The Tale of the Eloquent Peasant 

The Tale of the Eloquent Peasant, a work different from other genres, provides further precious clues into the nature of society and morals in the First Intermediate Period. This text is preserved only in the form of four papyrus copies dating to the end of the Twelfth and the Thirteenth Dynasties. The lack of any surviving Post-Middle Kingdom copy suggests that it did not form part of the classic scribal education. It is perhaps possible to argue that the piece was originally composed before the Middle Kingdom.
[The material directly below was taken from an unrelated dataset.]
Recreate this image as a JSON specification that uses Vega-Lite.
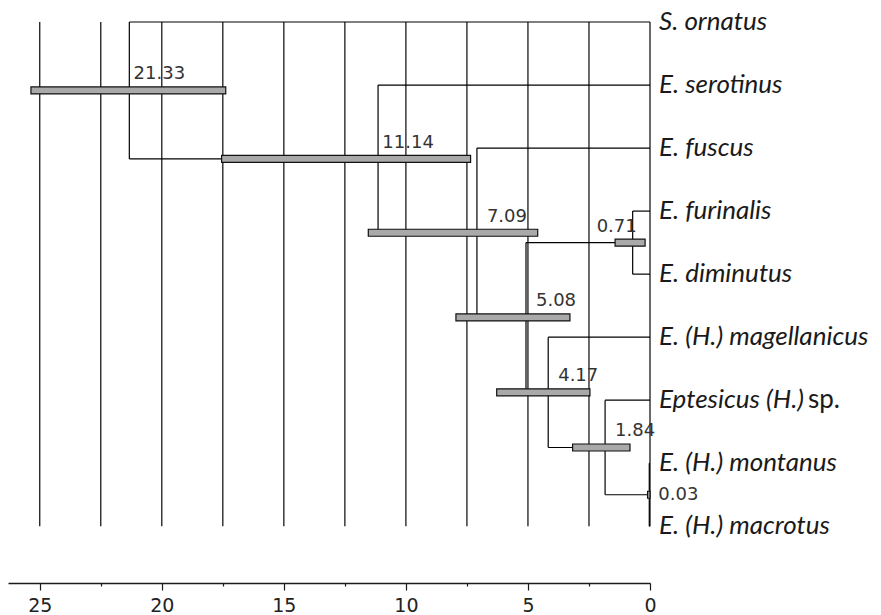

But the final argument presented by the Peasant is a recourse to Anubis, whose influence is further suggested by the name “Peasant Khuy-n-Inpu” which means “One protected by Anubis”. This refers to the fact that the Egyptians no longer relied on the king’s decision only, but looked also towards the Afterlife in which everyone would be required to account for their own during-life actions. The peasant of the story, Khun-Anup, who lives during the reign of King Nebkaure Khety II was walking in the company of his donkey then both stumbled on to the lands of a nobleman called Rensi (son of Meru, the steward). Nemtynakht, the overseer of the nobleman’s properties spread a sheet across the road beside the farm, forcing Khun-anup and his donkey to trample over the crops. When the donkey started to eat the grain, Nemtynakht took it over and began to beat its owner. Afterwards, Khun-anup searched for noble Rensi and gave him an account of the incident. Khun-anup convinced the nobleman with a stunning eloquent speech. When the King heard of the speech, he was impressed and ordered the donkey to be returned to Khun-anup and the peasant to be compensated with all the property of Nemtynakht, including his job, making Nemtynakht as poor as Khun-anup had been. The eloquence of the peasant is not simply an entertaining composition: each of his speeches in designed to express metaphorically the conflict between the negative and positive forces that were tearing the Egyptian society apart. The basic message behind the story lurks in its ending: royal power is capable of restoring harmony by punishing the evildoer.